20140606-113511-41711278.jpgSo…as I was saying before being so rudely interrupted, Costa Rica is beautiful and it’s enticing us to explore but Marce and I were overwhelmed with the work of spec’ing out a new rig and finding expert vendors and riggers. I mean what do I know about mast sections and moments of inertia? To me it’s like art…I’ll know it when I see it. By the time I see it, the mast will have been cut into two sections so that it fits into a 40-foot container with the splicing kit installed, the Schaefer in-boom furler fitted to the mast, and the boom vang fitted as well as a hundred other things I don’t know enough to even start worrying about.

I’m not much for waiting about and with so much to do the thought that both engines are questionable was driving me crazy so when the same name kept surfacing as a good mechanic I called him up and in an hour and a half Robert, who I was warned never smiles, isn’t interested in where you’ve been or where you’re going or even how long he’s been in Costa Rica, had one engine fixed and Beladonna’s alternator pulled and, as expected, found the regulator to be shot. He sadly looked up at me while motioning toward the poor, cooked, year-old starting battery and said you’ll need a new battery. Taciturn doesn’t even come close to describing this Hungarian who just wants to fix what’s broken. I’d had to fill up that smoking battery six times while on our nonstop motor from the Galapagos. It got so hot I moved a fire extinguisher so it would be handy, just in case. The good news is that I’d gotten Robert to say more than six words which I was told I would not be able to do.
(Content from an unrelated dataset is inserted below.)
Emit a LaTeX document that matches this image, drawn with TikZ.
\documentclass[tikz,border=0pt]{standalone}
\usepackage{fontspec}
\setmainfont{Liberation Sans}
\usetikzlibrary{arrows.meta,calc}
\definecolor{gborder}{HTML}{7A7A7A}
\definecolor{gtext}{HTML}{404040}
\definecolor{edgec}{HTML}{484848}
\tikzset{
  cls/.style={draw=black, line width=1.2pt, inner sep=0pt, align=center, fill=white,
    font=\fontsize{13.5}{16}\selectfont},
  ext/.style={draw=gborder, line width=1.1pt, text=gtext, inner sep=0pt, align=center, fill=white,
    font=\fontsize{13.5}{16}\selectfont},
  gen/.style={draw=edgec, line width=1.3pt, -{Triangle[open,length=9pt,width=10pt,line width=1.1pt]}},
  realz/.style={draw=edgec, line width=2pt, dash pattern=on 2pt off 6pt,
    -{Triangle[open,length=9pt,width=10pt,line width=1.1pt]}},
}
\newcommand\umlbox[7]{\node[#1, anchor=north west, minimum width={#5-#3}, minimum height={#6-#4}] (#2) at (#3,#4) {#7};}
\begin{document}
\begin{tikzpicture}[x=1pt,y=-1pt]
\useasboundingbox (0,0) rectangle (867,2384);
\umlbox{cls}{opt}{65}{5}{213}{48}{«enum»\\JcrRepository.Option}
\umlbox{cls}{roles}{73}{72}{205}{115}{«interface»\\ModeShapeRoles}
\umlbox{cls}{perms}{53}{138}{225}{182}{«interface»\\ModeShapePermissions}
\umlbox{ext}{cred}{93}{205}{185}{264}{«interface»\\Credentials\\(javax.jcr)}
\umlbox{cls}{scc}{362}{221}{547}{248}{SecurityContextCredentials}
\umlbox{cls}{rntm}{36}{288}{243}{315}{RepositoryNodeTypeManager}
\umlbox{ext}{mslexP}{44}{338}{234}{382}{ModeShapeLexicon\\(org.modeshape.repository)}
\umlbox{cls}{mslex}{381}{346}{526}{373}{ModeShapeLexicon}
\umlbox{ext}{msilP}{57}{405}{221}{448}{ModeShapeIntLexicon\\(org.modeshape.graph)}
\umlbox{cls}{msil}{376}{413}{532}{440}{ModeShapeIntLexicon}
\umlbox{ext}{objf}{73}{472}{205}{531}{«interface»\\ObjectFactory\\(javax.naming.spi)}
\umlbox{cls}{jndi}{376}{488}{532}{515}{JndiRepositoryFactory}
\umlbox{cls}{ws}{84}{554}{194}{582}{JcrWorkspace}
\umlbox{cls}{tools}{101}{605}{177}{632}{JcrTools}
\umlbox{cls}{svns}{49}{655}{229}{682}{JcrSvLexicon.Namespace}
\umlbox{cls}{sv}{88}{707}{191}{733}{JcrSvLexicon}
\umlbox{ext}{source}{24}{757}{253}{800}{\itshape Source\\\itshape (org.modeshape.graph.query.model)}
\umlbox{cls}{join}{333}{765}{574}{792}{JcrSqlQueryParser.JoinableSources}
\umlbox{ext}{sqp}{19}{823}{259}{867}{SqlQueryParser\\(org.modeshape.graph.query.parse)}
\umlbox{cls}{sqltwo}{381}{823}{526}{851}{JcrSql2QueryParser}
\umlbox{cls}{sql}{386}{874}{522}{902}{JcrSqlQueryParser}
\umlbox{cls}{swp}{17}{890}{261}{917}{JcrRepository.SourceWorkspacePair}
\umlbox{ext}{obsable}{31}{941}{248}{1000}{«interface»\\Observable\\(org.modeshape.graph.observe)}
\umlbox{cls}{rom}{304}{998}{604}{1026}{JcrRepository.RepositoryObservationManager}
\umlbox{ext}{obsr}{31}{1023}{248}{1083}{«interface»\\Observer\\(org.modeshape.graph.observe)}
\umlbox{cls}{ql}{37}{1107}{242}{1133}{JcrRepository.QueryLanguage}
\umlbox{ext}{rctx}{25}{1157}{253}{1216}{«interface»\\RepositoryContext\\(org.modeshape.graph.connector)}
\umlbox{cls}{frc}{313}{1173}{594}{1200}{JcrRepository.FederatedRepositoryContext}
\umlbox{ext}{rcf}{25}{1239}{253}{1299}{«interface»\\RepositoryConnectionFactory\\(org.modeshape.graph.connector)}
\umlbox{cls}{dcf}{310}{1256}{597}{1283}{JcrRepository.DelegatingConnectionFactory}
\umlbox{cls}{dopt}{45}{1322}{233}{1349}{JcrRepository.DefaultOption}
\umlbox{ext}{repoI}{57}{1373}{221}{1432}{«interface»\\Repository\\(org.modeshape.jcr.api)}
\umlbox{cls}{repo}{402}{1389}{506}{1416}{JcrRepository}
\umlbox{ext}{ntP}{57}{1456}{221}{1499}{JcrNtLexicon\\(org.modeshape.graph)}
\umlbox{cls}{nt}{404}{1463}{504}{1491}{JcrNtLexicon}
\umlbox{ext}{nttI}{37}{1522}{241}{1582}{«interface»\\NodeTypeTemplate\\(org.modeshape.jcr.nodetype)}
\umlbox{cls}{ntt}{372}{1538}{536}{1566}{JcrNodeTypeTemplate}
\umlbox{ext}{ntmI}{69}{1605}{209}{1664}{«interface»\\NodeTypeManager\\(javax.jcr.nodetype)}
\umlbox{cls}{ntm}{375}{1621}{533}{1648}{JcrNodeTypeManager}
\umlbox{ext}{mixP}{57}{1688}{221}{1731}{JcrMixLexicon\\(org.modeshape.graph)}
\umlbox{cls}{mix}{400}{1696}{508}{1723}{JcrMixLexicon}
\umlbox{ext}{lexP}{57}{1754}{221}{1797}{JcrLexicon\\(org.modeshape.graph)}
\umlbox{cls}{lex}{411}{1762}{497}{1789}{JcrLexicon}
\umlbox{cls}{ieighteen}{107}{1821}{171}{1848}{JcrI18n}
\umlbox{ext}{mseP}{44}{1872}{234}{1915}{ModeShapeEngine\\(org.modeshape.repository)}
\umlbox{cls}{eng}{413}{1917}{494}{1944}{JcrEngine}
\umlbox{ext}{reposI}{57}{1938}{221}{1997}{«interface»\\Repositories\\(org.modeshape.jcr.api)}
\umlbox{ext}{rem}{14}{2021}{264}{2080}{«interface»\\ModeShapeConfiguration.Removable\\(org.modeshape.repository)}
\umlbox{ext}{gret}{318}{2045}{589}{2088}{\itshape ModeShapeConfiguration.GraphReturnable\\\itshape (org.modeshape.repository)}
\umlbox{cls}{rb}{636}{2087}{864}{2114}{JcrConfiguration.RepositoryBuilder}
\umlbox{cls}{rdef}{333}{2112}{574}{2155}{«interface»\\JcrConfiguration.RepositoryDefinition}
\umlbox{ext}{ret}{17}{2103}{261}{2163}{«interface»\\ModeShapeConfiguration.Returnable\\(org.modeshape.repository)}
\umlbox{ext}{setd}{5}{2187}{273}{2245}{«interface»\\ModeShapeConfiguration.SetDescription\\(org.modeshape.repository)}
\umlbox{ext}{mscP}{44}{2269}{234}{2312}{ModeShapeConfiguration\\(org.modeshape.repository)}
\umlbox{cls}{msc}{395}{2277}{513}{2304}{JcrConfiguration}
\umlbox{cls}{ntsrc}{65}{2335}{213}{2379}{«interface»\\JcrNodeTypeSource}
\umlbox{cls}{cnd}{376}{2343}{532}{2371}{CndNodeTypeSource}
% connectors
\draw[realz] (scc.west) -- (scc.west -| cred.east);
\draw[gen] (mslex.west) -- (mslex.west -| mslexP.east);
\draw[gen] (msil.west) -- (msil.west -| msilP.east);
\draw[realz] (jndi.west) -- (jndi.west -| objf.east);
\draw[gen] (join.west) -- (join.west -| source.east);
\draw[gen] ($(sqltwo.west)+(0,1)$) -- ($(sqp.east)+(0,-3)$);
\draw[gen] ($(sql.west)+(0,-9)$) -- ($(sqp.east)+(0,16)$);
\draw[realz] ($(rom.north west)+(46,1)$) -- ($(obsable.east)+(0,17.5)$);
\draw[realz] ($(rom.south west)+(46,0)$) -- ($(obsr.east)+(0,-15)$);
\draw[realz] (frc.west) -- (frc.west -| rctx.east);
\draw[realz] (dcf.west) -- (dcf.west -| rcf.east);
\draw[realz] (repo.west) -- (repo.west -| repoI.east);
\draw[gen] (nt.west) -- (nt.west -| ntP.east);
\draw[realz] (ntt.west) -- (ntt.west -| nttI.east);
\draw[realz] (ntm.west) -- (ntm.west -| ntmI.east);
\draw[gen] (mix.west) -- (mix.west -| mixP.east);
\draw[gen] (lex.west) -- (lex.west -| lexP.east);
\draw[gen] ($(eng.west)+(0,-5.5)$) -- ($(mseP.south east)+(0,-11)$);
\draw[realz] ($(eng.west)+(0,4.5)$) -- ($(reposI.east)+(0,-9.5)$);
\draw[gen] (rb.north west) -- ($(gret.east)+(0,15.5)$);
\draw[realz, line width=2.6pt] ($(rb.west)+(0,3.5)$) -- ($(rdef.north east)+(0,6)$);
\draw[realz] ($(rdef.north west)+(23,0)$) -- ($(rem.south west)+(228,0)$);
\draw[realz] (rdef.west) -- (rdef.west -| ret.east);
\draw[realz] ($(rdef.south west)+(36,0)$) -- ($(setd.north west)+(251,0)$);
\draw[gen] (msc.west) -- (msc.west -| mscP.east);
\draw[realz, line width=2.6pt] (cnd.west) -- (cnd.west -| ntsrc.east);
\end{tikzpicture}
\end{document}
After a flurry of emails to our insurance company we felt sufficiently on top of things that we decided we could take a day off and…what else? Climb the hill next to our anchorage and grab a photo with some altitude.


Dear Escapees I’m sad to say, we couldn’t take the unrelenting heat and grade of the trail up to the national rain forest.


This place is hot, steep and even though it was paved, it was paved in this strange Costa Rican stuff that features rather large rocks and stones that are rough on the feet and legs. Well, that’s my excuse and I’m sticking to it. After our Escape Velocity capitulation, on the way down we stopped by a mountain stream running down the mountainside and soaked our overheated heads in the cool clear water.


I could’ve stayed there for quite a while but in true Costa Rican form we could see rain clouds stacking up over the ridge to windward of EV.


Back onboard we found that we were too tired to make it to the Banana Bay Bar for happy hour, but not too tired to miss this photograph of a flight of macaws noisily climbing, two by two, up out of the jungle.


Too tired to even make dinner so it’s leftover night aboard Escape Velocity.